Take the lines from the one with "Clone this chart in D3.js." through the one with "0.024, 0.021, 0.017, 0.016, 0.014, 0.012];", both ends kept, and reproduce them exactly without the pictures.

* [MATERIAL SUPPLIED]

====

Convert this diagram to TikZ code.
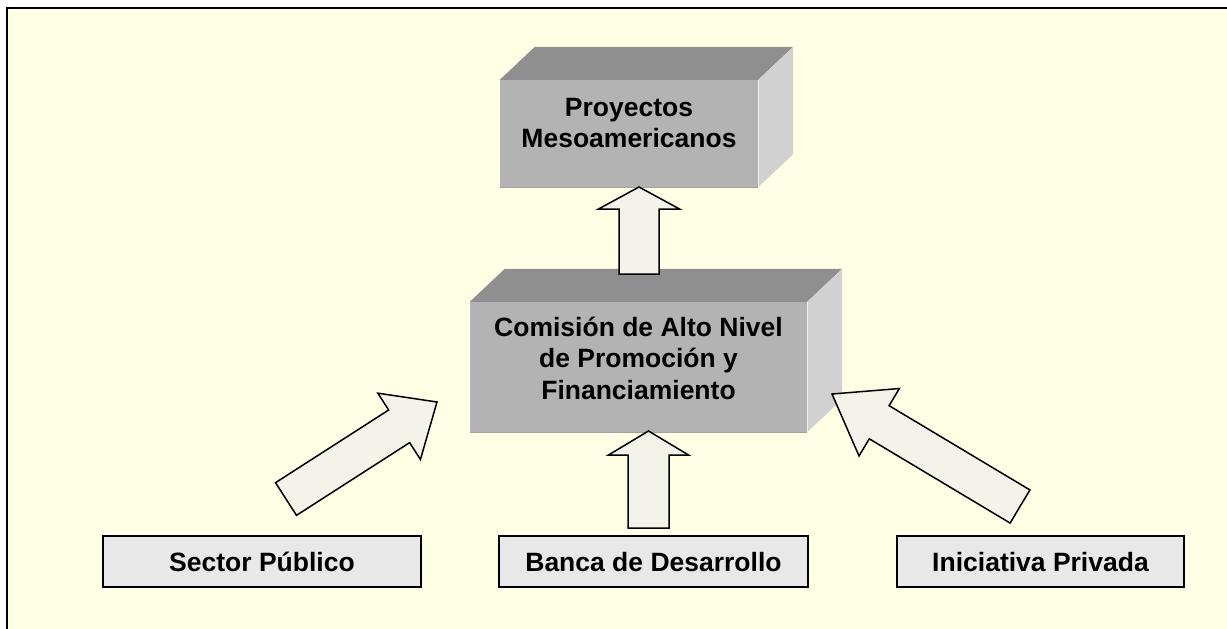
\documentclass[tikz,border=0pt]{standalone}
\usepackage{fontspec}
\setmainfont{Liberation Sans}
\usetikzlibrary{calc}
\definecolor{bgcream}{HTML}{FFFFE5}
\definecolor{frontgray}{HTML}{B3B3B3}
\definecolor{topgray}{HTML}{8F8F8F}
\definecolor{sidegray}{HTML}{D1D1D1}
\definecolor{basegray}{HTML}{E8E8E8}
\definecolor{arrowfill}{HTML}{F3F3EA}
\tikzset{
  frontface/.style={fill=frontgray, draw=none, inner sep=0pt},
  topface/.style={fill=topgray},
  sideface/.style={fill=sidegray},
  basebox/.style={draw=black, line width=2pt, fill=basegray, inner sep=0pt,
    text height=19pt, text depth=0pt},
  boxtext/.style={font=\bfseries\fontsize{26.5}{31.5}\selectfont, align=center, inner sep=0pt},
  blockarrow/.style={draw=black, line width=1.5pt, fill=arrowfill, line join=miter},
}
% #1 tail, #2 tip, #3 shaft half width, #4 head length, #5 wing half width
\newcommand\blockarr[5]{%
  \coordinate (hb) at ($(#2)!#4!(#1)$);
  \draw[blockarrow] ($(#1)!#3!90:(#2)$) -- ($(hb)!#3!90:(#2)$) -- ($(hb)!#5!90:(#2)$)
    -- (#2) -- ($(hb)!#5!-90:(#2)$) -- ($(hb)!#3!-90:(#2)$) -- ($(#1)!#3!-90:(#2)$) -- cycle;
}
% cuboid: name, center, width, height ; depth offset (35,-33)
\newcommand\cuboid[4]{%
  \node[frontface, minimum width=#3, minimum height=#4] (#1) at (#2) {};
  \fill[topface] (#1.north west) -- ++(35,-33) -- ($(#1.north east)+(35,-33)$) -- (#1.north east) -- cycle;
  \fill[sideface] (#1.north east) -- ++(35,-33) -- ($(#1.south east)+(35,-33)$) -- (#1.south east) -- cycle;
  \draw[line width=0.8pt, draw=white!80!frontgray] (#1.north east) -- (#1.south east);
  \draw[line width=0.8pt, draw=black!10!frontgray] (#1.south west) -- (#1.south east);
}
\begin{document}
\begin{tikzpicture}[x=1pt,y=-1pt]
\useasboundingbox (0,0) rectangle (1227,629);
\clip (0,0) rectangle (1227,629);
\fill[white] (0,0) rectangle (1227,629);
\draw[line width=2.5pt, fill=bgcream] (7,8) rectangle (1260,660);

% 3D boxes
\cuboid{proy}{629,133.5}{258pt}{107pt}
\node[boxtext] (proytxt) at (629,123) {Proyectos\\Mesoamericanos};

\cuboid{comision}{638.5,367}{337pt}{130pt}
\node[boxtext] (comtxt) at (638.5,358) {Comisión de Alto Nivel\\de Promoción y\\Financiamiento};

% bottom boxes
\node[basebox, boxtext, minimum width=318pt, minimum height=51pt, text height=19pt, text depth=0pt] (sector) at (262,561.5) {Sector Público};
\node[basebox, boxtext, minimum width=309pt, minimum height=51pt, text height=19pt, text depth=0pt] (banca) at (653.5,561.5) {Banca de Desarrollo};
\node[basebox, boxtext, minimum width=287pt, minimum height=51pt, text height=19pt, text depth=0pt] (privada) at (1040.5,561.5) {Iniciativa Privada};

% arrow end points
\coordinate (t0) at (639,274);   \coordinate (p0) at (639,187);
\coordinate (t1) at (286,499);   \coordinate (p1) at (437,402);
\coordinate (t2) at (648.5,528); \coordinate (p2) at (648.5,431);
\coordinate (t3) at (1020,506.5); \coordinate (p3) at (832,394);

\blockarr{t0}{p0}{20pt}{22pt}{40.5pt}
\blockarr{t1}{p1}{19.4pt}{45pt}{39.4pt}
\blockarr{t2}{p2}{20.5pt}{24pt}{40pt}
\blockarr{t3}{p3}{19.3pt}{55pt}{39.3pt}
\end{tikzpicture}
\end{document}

====

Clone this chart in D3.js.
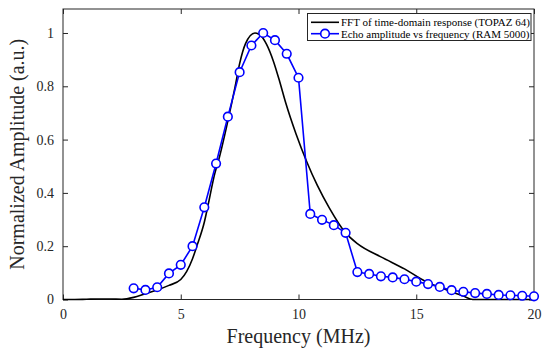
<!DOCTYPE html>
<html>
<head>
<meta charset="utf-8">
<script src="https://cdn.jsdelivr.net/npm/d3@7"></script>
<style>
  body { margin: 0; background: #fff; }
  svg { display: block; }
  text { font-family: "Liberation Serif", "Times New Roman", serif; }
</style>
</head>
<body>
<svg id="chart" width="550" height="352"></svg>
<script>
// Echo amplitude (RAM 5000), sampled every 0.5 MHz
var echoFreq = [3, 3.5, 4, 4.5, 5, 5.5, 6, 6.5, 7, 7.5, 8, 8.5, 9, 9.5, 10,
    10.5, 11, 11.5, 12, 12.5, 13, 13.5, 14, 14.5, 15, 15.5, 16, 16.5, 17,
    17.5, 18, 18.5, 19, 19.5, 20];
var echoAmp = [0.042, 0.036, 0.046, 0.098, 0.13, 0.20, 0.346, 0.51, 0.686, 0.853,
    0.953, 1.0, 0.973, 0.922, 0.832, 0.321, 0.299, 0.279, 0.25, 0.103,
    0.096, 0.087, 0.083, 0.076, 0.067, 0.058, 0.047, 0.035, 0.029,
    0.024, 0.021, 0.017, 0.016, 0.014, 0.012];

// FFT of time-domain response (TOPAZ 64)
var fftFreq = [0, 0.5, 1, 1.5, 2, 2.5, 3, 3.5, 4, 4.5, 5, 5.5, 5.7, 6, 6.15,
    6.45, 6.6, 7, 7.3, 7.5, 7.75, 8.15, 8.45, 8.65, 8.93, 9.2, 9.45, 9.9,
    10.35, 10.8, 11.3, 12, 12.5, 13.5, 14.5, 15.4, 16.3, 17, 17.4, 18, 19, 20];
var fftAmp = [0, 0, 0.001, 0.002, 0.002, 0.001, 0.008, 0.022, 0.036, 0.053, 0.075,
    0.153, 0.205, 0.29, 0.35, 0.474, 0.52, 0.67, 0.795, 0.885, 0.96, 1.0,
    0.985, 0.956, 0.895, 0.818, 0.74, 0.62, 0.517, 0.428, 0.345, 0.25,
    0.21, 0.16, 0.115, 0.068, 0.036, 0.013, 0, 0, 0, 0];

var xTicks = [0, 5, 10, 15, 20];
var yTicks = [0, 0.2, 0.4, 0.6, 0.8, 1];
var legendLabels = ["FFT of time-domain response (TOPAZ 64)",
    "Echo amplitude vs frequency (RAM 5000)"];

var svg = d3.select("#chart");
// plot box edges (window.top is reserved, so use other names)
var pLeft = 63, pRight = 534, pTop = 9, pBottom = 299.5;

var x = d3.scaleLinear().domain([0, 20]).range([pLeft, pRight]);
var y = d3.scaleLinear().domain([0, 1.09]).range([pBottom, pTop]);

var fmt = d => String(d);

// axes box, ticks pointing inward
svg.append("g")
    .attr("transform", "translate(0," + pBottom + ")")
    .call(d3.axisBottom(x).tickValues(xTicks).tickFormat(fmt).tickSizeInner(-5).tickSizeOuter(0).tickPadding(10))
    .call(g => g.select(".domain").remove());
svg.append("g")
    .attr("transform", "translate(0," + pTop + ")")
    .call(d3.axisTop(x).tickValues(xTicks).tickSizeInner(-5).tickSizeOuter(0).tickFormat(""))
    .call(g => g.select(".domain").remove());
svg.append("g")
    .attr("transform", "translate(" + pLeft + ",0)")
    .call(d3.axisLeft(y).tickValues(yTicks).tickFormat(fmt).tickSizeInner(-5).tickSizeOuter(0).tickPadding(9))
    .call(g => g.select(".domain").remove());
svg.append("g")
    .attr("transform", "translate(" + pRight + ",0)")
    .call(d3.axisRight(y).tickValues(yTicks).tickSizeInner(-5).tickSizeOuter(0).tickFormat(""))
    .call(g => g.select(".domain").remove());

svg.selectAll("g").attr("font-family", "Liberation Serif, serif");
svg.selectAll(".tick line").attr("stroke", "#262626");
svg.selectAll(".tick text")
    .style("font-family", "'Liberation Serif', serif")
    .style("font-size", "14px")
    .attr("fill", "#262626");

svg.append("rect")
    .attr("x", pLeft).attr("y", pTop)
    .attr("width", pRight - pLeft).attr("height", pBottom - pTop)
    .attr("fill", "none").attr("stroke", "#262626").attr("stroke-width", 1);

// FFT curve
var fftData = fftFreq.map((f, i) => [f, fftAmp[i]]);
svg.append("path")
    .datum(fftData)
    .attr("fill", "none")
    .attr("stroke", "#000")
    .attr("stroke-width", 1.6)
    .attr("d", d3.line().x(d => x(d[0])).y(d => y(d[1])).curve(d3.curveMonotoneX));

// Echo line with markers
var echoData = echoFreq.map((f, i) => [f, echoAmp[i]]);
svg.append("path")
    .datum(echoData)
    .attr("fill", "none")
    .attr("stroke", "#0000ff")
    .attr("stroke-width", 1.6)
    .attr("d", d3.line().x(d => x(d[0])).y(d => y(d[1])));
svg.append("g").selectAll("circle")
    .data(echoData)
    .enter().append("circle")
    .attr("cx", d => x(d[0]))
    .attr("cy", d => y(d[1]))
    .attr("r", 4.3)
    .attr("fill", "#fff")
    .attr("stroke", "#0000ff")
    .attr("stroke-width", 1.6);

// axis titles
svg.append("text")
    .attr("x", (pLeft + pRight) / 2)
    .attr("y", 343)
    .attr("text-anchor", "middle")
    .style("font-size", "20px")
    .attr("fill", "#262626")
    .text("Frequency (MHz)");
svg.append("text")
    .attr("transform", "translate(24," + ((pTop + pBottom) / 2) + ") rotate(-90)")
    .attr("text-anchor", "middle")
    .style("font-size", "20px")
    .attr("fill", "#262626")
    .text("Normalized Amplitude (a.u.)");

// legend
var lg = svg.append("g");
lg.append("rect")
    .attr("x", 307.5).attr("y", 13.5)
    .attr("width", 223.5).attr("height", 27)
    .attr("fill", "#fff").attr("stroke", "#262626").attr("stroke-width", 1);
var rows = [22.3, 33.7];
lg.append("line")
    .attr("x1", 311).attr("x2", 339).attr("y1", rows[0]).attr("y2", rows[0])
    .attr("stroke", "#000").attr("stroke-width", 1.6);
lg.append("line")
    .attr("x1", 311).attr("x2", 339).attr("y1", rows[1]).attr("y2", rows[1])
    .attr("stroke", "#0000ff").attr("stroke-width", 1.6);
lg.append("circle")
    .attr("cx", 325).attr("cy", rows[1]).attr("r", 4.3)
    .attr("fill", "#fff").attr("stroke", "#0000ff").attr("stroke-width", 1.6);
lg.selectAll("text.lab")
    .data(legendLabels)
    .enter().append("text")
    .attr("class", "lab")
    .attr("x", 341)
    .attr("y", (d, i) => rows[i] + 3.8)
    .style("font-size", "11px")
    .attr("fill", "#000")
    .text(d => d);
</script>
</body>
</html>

====

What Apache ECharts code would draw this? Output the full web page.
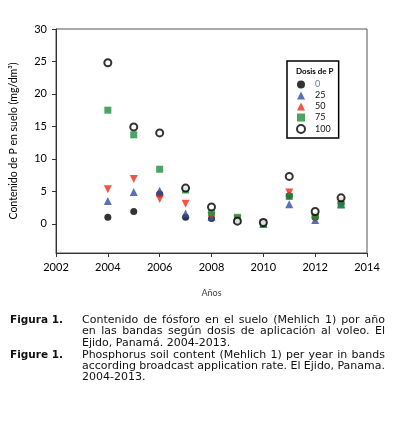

====

* [RESPONSE FOR THIS EXERCISE]
Clone this chart in D3.js.
<!DOCTYPE html>
<html>
<head>
<meta charset="utf-8">
<script src="https://cdn.jsdelivr.net/npm/d3@7"></script>
<style>
  body { margin: 0; background: #fff; }
  svg { display: block; }
  text { font-family: "Liberation Serif", "Times New Roman", serif; }
</style>
</head>
<body>
<svg id="chart" width="550" height="352"></svg>
<script>
// Echo amplitude (RAM 5000), sampled every 0.5 MHz
var echoFreq = [3, 3.5, 4, 4.5, 5, 5.5, 6, 6.5, 7, 7.5, 8, 8.5, 9, 9.5, 10,
    10.5, 11, 11.5, 12, 12.5, 13, 13.5, 14, 14.5, 15, 15.5, 16, 16.5, 17,
    17.5, 18, 18.5, 19, 19.5, 20];
var echoAmp = [0.042, 0.036, 0.046, 0.098, 0.13, 0.20, 0.346, 0.51, 0.686, 0.853,
    0.953, 1.0, 0.973, 0.922, 0.832, 0.321, 0.299, 0.279, 0.25, 0.103,
    0.096, 0.087, 0.083, 0.076, 0.067, 0.058, 0.047, 0.035, 0.029,
    0.024, 0.021, 0.017, 0.016, 0.014, 0.012];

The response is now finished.